The surge in the price of silver to near record levels puts us in mind of President Lyndon Johnson’s now-much-ridiculed appearance in the Rose Garden, when, in July 1965, he signed the first new coinage act since the original that George Washington had signed in 1792. It was the 1792 act that defined the dollar in terms of silver; it was silver to which the Founders were referring when they used the word dollars in the Constitution. The law that Johnson signed gave us a quarter that lacks silver — call it a fiat two-bits — which is what prompted him to utter his now a now ridiculous seeming warning.

“If anybody has any idea of hoarding our silver coins, let me say this,” drawled the Texan “Treasury has a lot of silver on hand, and it can be, and it will be used to keep the price of silver in line with its value in our present silver coin.” At the time, the price of silver was $1.29 an ounce, meaning that the value of a dollar, at 0.775193798 of an ounce of silver, was down, but relatively slightly, from the 0.848571429 ounces of silver that the dollar was defined as consisting of in the first Coinage Act.

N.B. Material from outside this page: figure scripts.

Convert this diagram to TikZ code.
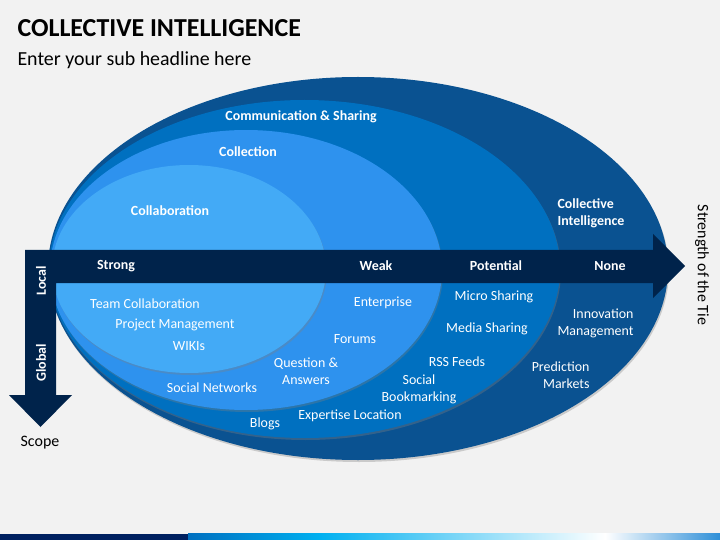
\documentclass[tikz,border=0pt]{standalone}
\usepackage{fontspec}
\setmainfont{Carlito}
\usetikzlibrary{shadows}

\definecolor{pagebg}{HTML}{F2F2F2}
\definecolor{ringA}{HTML}{0A5291}
\definecolor{ringB}{HTML}{0070C0}
\definecolor{ringC}{HTML}{2E92EE}
\definecolor{ringD}{HTML}{43AAF6}
\definecolor{navy}{HTML}{00234B}
\definecolor{barnavy}{HTML}{002060}
\definecolor{barcyan}{HTML}{00B0F0}
\definecolor{barblue}{HTML}{2E8FD8}

\begin{document}
\begin{tikzpicture}[
  x=1bp, y=-1bp,
  ring/.style={drop shadow={opacity=0.35,shadow xshift=1bp,shadow yshift=-2bp}},
  tlbl/.style={text=white,font=\bfseries\fontsize{14}{17}\selectfont,align=left},
  slbl/.style={text=white,font=\fontsize{14}{17}\selectfont,align=center},
  axlbl/.style={text=white,font=\bfseries\fontsize{14}{17}\selectfont},
  blbl/.style={text=black,font=\fontsize{16}{19}\selectfont}
]
  \useasboundingbox[fill=pagebg] (0,0) rectangle (720,540);

  % heading
  \node[anchor=west,font=\bfseries\fontsize{26}{30}\selectfont] (title) at (14,28) {COLLECTIVE INTELLIGENCE};
  \node[anchor=west,font=\fontsize{20}{24}\selectfont] (subtitle) at (14,60) {Enter your sub headline here};

  % rings
  \fill[ringA,ring] (358,268.5) ellipse [x radius=310, y radius=191.5];
  \fill[ringB,ring] (304.5,269) ellipse [x radius=255.5, y radius=169];
  \fill[ringC,ring] (246,270) ellipse [x radius=196, y radius=140];
  \fill[ringD,ring] (189,269) ellipse [x radius=137, y radius=104];

  % axes
  \fill[navy] (25,250) -- (653,250) -- (653,234) -- (685,266) -- (653,298) -- (653,283)
    -- (56,283) -- (56,395) -- (72,395) -- (40.5,427) -- (9,395) -- (25,395) -- cycle;

  % ring titles
  \node[tlbl] (share) at (301,117) {Communication \& Sharing};
  \node[tlbl] (collect) at (248,152) {Collection};
  \node[tlbl] (collab) at (170,211) {Collaboration};
  \node[tlbl,anchor=west] (ci) at (554,213) {Collective\\Intelligence};

  % tie strength
  \node[axlbl] (strong) at (116,266) {Strong};
  \node[axlbl] (weak) at (376,266) {Weak};
  \node[axlbl] (potential) at (496,266) {Potential};
  \node[axlbl] (none) at (610,266) {None};

  % scope
  \node[axlbl,rotate=90] (local) at (41,281) {Local};
  \node[axlbl,rotate=90] (global) at (41,363) {Global};
  \node[blbl] (scope) at (40,443) {Scope};
  \node[blbl,rotate=-90] (tie) at (702,265) {Strength of the Tie};

  % collaboration items
  \node[slbl] (team) at (145,304) {Team Collaboration};
  \node[slbl] (project) at (175,325) {Project Management};
  \node[slbl] (wikis) at (189,346) {WIKIs};

  % collection items
  \node[slbl] (social) at (212,388) {Social Networks};
  \node[slbl] (qa) at (306,371) {Question \&\\Answers};
  \node[slbl] (enterprise) at (383,303) {Enterprise};
  \node[slbl] (forums) at (355,339) {Forums};

  % sharing items
  \node[slbl] (blogs) at (265,424) {Blogs};
  \node[slbl] (expertise) at (350,416) {Expertise Location};
  \node[slbl] (micro) at (494,297) {Micro Sharing};
  \node[slbl] (media) at (487,329) {Media Sharing};
  \node[slbl] (rss) at (457,362) {RSS Feeds};
  \node[slbl] (bookmark) at (419,389) {Social\\Bookmarking};

  % collective intelligence items
  \node[slbl,align=right,anchor=east] (innovation) at (637,323) {Innovation\\Management};
  \node[slbl,align=right,anchor=east] (prediction) at (593,375) {Prediction\\Markets};

  % footer band
  \fill[barnavy] (0,533.5) rectangle (188,540);
  \shade[left color=ringB,right color=barcyan] (188,533.5) rectangle (320,540);
  \shade[left color=barcyan,right color=white] (320,533.5) rectangle (605,540);
  \shade[left color=white,right color=barblue] (605,533.5) rectangle (720,540);
\end{tikzpicture}
\end{document}
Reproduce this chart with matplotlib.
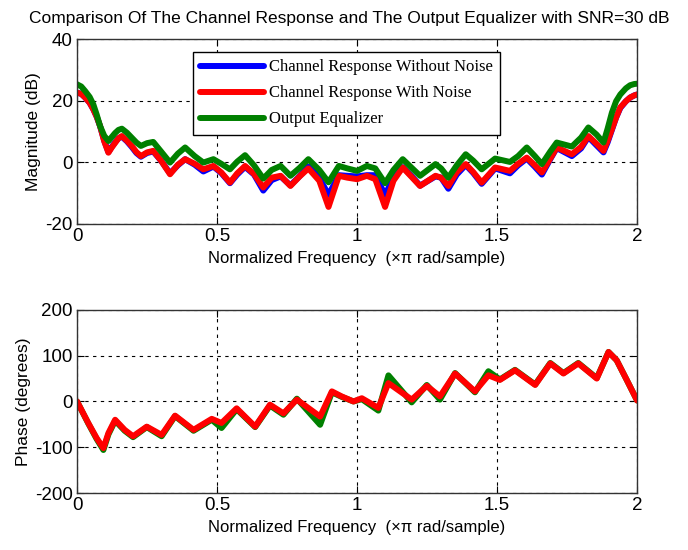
import matplotlib
matplotlib.use("Agg")
import matplotlib.pyplot as plt

# magnitude response (dB)
f_mag = [0, 0.015, 0.029, 0.045, 0.058, 0.07, 0.082, 0.097, 0.112, 0.124, 0.136, 0.148,
         0.16, 0.178, 0.195, 0.212, 0.228, 0.25, 0.272, 0.30, 0.332,
         0.36, 0.386, 0.42, 0.451, 0.487, 0.515, 0.546, 0.572, 0.60, 0.632, 0.665,
         0.695, 0.727, 0.762, 0.795, 0.826, 0.865, 0.898, 0.935, 0.965, 1.0,
         1.035, 1.065, 1.1, 1.13, 1.163, 1.195, 1.225, 1.28, 1.30, 1.326, 1.356,
         1.388, 1.415, 1.445, 1.493, 1.546, 1.575, 1.606, 1.635, 1.66, 1.69,
         1.713, 1.767, 1.80, 1.826, 1.855, 1.88, 1.895, 1.91, 1.925, 1.94, 1.96, 1.975, 1.99, 2.0]
mag_clean = [22.6, 22.2, 21.0, 19.3, 17.2, 14.8, 11.8, 7.0, 3.3, 5.0, 6.5, 7.8,
             8.3, 6.8, 5.0, 3.0, 1.8, 3.0, 3.5, 0.5, -3.6,
             -1.0, 1.0, -0.8, -3.0, -1.4, -3.5, -6.8, -4.0, -1.5, -4.0, -9.2,
             -5.8, -4.6, -7.5, -4.5, -1.4, -5.0, -10.6, -4.2, -4.4, -4.6,
             -4.2, -4.2, -10.6, -5.0, -1.6, -4.5, -7.6, -4.6, -5.0, -8.6, -4.0,
             -0.9, -3.5, -7.0, -2.0, -3.6, -1.0, 1.2, -1.5, -4.0, 1.0,
             4.6, 2.0, 4.5, 8.2, 5.5, 3.2, 6.5, 10.5, 14.5, 17.6, 19.8, 21.0, 21.7, 22.0]
mag_noise = [22.6, 22.2, 21.0, 19.3, 17.2, 14.8, 11.8, 6.8, 3.1, 4.8, 6.3, 7.8,
             8.5, 7.0, 5.3, 3.3, 2.0, 3.2, 3.7, 0.5, -3.9,
             -0.8, 1.0, -0.5, -2.3, -1.2, -3.3, -6.6, -3.6, -1.2, -3.8, -8.2,
             -5.0, -4.4, -7.7, -4.6, -2.0, -6.0, -14.5, -4.4, -5.0, -5.5,
             -4.4, -5.5, -14.5, -6.0, -1.7, -4.8, -7.7, -4.4, -5.0, -7.7, -3.2,
             -0.6, -3.2, -6.6, -1.7, -2.8, -0.5, 1.5, -1.0, -3.3, 1.2,
             4.8, 2.6, 5.0, 8.5, 6.0, 3.7, 7.0, 10.7, 14.5, 17.8, 19.8, 21.0, 21.7, 22.0]
mag_eq = [25.3, 24.6, 23.1, 21.2, 18.8, 15.5, 11.8, 8.6, 6.9, 8.2, 9.5, 10.5,
          10.9, 9.6, 8.0, 6.4, 5.3, 6.2, 6.6, 3.5, -0.1,
          2.8, 4.8, 2.0, -0.1, 1.0, -0.5, -2.3, 0.2, 2.3, -1.0, -5.3,
          -2.5, -1.2, -4.4, -1.8, 1.0, -2.5, -6.5, -1.2, -2.0, -2.8,
          -1.2, -2.0, -6.8, -2.5, 1.0, -1.8, -4.4, -0.6, -2.0, -5.0, -1.0,
          2.6, 0.5, -2.3, 1.2, 0.1, 2.0, 4.8, 2.0, -0.6, 3.5,
          6.4, 5.1, 8.0, 11.3, 9.0, 6.4, 11.0, 16.1, 19.8, 22.0, 24.0, 25.0, 25.4, 25.5]

# phase response (degrees)
f_ph = [0, 0.04, 0.07, 0.094, 0.112, 0.136, 0.17, 0.2, 0.249, 0.302, 0.35, 0.416, 0.481,
        0.516, 0.57, 0.636, 0.689, 0.737, 0.785, 0.868, 0.91, 0.945, 0.987,
        1.017, 1.076, 1.112, 1.195, 1.249, 1.296, 1.35, 1.421, 1.469, 1.51,
        1.564, 1.636, 1.69, 1.737, 1.79, 1.856, 1.898, 1.927, 1.963, 2.0]
ph_noise = [0, -47, -80, -102, -69, -40, -62, -76, -55, -73, -31, -62, -38,
            -47, -15, -55, -7, -26, 4, -33, 22, 11, 0,
            7, -14, 40, 4, 34, 11, 61, 22, 57, 47,
            68, 36, 83, 61, 83, 50, 108, 90, 47, 2]
ph_eq = [0, -48, -82, -106, -72, -42, -64, -78, -56, -76, -32, -64, -40,
         -58, -17, -56, -9, -29, 6, -51, 20, 10, 0,
         5, -20, 57, -2, 36, 4, 62, 20, 66, 48,
         69, 37, 84, 62, 84, 51, 108, 90, 47, 2]

labels = ['Channel Response Without Noise', 'Channel Response With Noise', 'Output Equalizer']

plt.rcParams['font.family'] = ['Liberation Sans', 'DejaVu Sans']
plt.rcParams['axes.unicode_minus'] = False

fig = plt.figure(figsize=(6.88, 5.5), dpi=100)
ax1 = fig.add_axes([0.112, 0.593, 0.814, 0.336])
ax2 = fig.add_axes([0.112, 0.1036, 0.814, 0.333])

lw = 4.3
style = dict(lw=lw, solid_joinstyle='round', solid_capstyle='round')
ax1.plot(f_mag, mag_clean, color='#0000ff', label=labels[0], **style)
ax1.plot(f_mag, mag_noise, color='#ff0000', label=labels[1], **style)
ax1.plot(f_mag, mag_eq, color='#008000', label=labels[2], **style)
ax1.set_ylim(-20, 40)
ax1.set_yticks([-20, 0, 20, 40])
ax1.set_ylabel('Magnitude (dB)', fontsize=12.5, labelpad=3)

ax2.plot(f_ph, ph_eq, color='#008000', **style)
ax2.plot(f_ph, ph_noise, color='#ff0000', **style)
ax2.set_ylim(-200, 200)
ax2.set_yticks([-200, -100, 0, 100, 200])
ax2.set_ylabel('Phase (degrees)', fontsize=12.5, labelpad=3)

for ax in (ax1, ax2):
    ax.set_xlim(0, 2)
    ax.set_xticks([0, 0.5, 1, 1.5, 2])
    ax.set_xticklabels(['0', '0.5', '1', '1.5', '2'])
    ax.grid(True, color='k', linestyle=(0, (3, 4)), linewidth=0.8)
    ax.tick_params(direction='in', top=True, right=True, length=5, labelsize=13.5, pad=3)
    ax.set_xlabel('Normalized Frequency  (×π rad/sample)', fontsize=12, labelpad=4)
    for s in ax.spines.values():
        s.set_color('#333333')
        s.set_linewidth(1.0)

leg = ax1.legend(loc='upper left', bbox_to_anchor=(0.207, 0.93), borderaxespad=0,
                 prop={'family': ['Liberation Serif'], 'size': 12},
                 handlelength=3.8, handletextpad=0.3, labelspacing=0.6,
                 borderpad=0.45, fancybox=False, framealpha=1, edgecolor='k')
leg.get_frame().set_linewidth(1.0)

fig.text(0.508, 0.967, 'Comparison Of The Channel Response and The Output Equalizer with SNR=30 dB',
         ha='center', va='center', fontsize=12.5)

fig.savefig('out.png', dpi=100)
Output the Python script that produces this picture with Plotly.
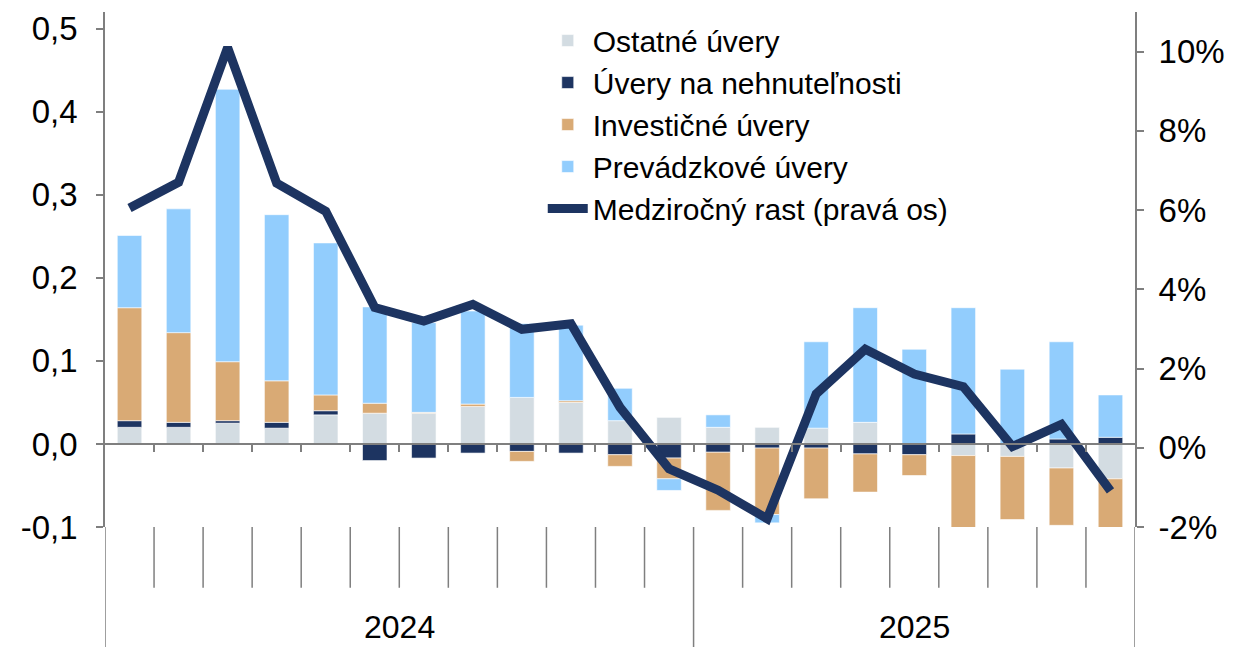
import plotly.graph_objects as go

# mesiace 01/2024 - 09/2025
roky = ["2024"] * 12 + ["2025"] * 9
mesiace = ["1", "2", "3", "4", "5", "6", "7", "8", "9", "10", "11", "12",
           "1", "2", "3", "4", "5", "6", "7", "8", "9"]

# príspevky k rastu (p.b.), ľavá os
ostatne = [0.020, 0.020, 0.025, 0.019, 0.035, 0.037, 0.037, 0.045, 0.056, 0.050, 0.028,
           0.032, 0.020, 0.020, 0.019, 0.026, 0.000, -0.014, -0.015, -0.029, -0.042]
nehnutelnosti = [0.008, 0.006, 0.003, 0.007, 0.005, -0.020, -0.017, -0.011, -0.009, -0.011, -0.013,
                 -0.017, -0.010, -0.005, -0.005, -0.012, -0.013, 0.012, 0.000, 0.006, 0.008]
investicne = [0.136, 0.108, 0.071, 0.050, 0.019, 0.012, 0.001, 0.003, -0.012, 0.002, -0.014,
              -0.025, -0.070, -0.080, -0.061, -0.046, -0.025, -0.087, -0.076, -0.069, -0.060]
prevadzkove = [0.087, 0.149, 0.328, 0.200, 0.183, 0.116, 0.108, 0.112, 0.089, 0.091, 0.039,
               -0.014, 0.015, -0.010, 0.104, 0.138, 0.114, 0.152, 0.090, 0.117, 0.051]

# medziročný rast (%), pravá os
rast = [6.05, 6.70, 10.1, 6.68, 5.97, 3.54, 3.20, 3.62, 2.99, 3.13, 1.02,
        -0.53, -1.07, -1.79, 1.36, 2.49, 1.86, 1.54, 0.03, 0.59, -1.09]

lave_ticky = [-0.1, 0.0, 0.1, 0.2, 0.3, 0.4, 0.5]
prave_ticky = [-2, 0, 2, 4, 6, 8, 10]

FONT = "Liberation Sans, Arial, sans-serif"
OS_FARBA = "#7f7f7f"

x = list(range(len(mesiace)))

serie = [
    ("Ostatné úvery", ostatne, "#d3dce2"),
    ("Úvery na nehnuteľnosti", nehnutelnosti, "#1d3461"),
    ("Investičné úvery", investicne, "#d9aa75"),
    ("Prevádzkové úvery", prevadzkove, "#92cdfd"),
]

fig = go.Figure()
for nazov, hodnoty, farba in serie:
    fig.add_trace(go.Bar(
        x=x, y=hodnoty, name=nazov,
        marker=dict(color=farba, line=dict(color="rgba(255,255,255,0.6)", width=1)),
    ))

fig.add_trace(go.Scatter(
    x=x, y=rast, name="Medziročný rast (pravá os)", yaxis="y2",
    mode="lines", line=dict(color="#1d3461", width=9),
))

lo, hi = -0.1, 0.52
pos_nula = (0 - lo) / (hi - lo)

# deliace čiary pod grafom (mesiace a roky)
hranice = [i + 0.5 for i in x[:-1]]
shapes = []
for i, h in enumerate(hranice):
    if roky[i] != roky[i + 1]:
        continue
    shapes.append(dict(type="line", xref="x", yref="paper", x0=h, x1=h, y0=0, y1=-0.118,
                       line=dict(color=OS_FARBA, width=1.5)))
roky_hranice = [-0.5] + [i + 0.5 for i in x[:-1] if roky[i] != roky[i + 1]] + [x[-1] + 0.5]
for h in roky_hranice:
    shapes.append(dict(type="line", xref="x", yref="paper", x0=h, x1=h, y0=0, y1=-0.24,
                       line=dict(color=OS_FARBA, width=1.5)))

annotations = []
for rok in sorted(set(roky)):
    idx = [i for i, r in enumerate(roky) if r == rok]
    annotations.append(dict(x=sum(idx) / len(idx), y=-0.195, xref="x", yref="paper",
                            text=rok, showarrow=False, yanchor="middle",
                            font=dict(size=32, family=FONT, color="black")))

fig.update_layout(
    width=1230, height=639,
    margin=dict(l=97, r=103, t=2, b=120),
    barmode="relative", bargap=0.5,
    plot_bgcolor="white", paper_bgcolor="white",
    font=dict(family=FONT, color="black", size=33),
    shapes=shapes, annotations=annotations,
    xaxis=dict(range=[-0.5, len(x) - 0.5], anchor="free", position=pos_nula,
               showline=True, linecolor=OS_FARBA, linewidth=2,
               tickmode="array", tickvals=hranice, ticks="outside", ticklen=7,
               tickcolor=OS_FARBA, tickwidth=2, showticklabels=False, showgrid=False,
               zeroline=False),
    yaxis=dict(range=[lo, hi], tickmode="array", tickvals=lave_ticky,
               ticktext=[f"{v:.1f}".replace(".", ",") for v in lave_ticky],
               ticks="outside", ticklen=7, tickcolor=OS_FARBA, tickwidth=1.5,
               showline=True, linecolor=OS_FARBA, linewidth=1.5, ticklabelstandoff=12,
               ticklabeloverflow="allow",
               showgrid=False, zeroline=False, tickfont=dict(size=33)),
    yaxis2=dict(range=[-2, 11], overlaying="y", side="right", tickmode="array",
                tickvals=prave_ticky, ticktext=[f"{v}%" for v in prave_ticky],
                ticks="outside", ticklen=7, tickcolor=OS_FARBA, tickwidth=1.5,
                showline=True, linecolor=OS_FARBA, linewidth=2, ticklabelstandoff=8,
                ticklabeloverflow="allow",
                showgrid=False, zeroline=False, tickfont=dict(size=33)),
    legend=dict(x=0.425, y=0.995, xanchor="left", yanchor="top",
                bgcolor="rgba(255,255,255,0)", font=dict(size=30, family=FONT),
                tracegroupgap=0, itemwidth=40),
)

fig.write_html("out.html")
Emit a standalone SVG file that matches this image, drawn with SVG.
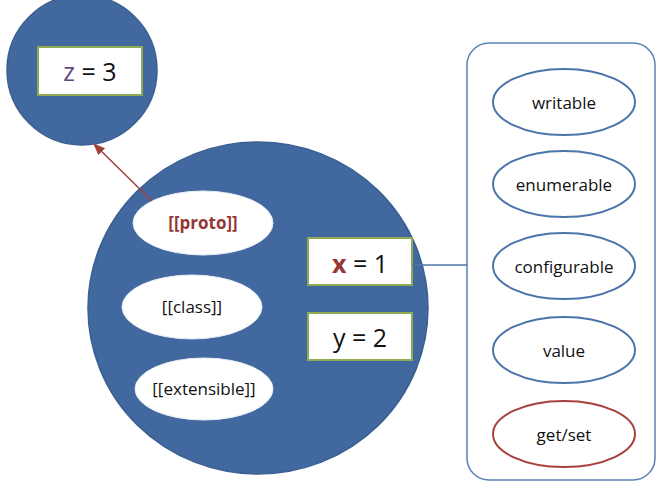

In short order, Johnson’s promise proved to be hollow. The value of what was still being called a dollar began dropping. Within 15 years, the price of silver had soared $49 an ounce. That was due in part, although only in part, to the attempt of Nelson Bunker Hunt and his brother William Howard Hunt to corner the silver market. Even after the attempted corner collapsed, the silver value of the dollar lurked well below that which had obtained between the Founding Era and Johnson’s signing of the Coinage Act of 1965.

Today the value of what passes for a dollar as collapsed to less than a 27th of an ounce of silver. CNBC is reporting that silver prices have soared 60% in 2010 — meaning that the silver value of the dollar has plunged sharply this year, and it attributes this partly to strong buying of exchange-traded funds, known as ETFs, backed, as CNBC puts it, “by the physical metal.” It reports that sales of silver coins are up 22% over year earlier levels and 30% since 2007.

What catches our attention about all this is simply the drama of the collapse of the dollar against silver in the two generations since the president who signed the Coinage Act taking silver out of most of our coinage vowed there wouldn’t be such a collapse. It’s just something to bear in mind amid the latest vows from various government officials about how they have an exit strategy available from the balance sheet distortions that are being created by the quantitative easing and other programs. History teaches that in respect of money it pays to be wary of the prognostications of politicians.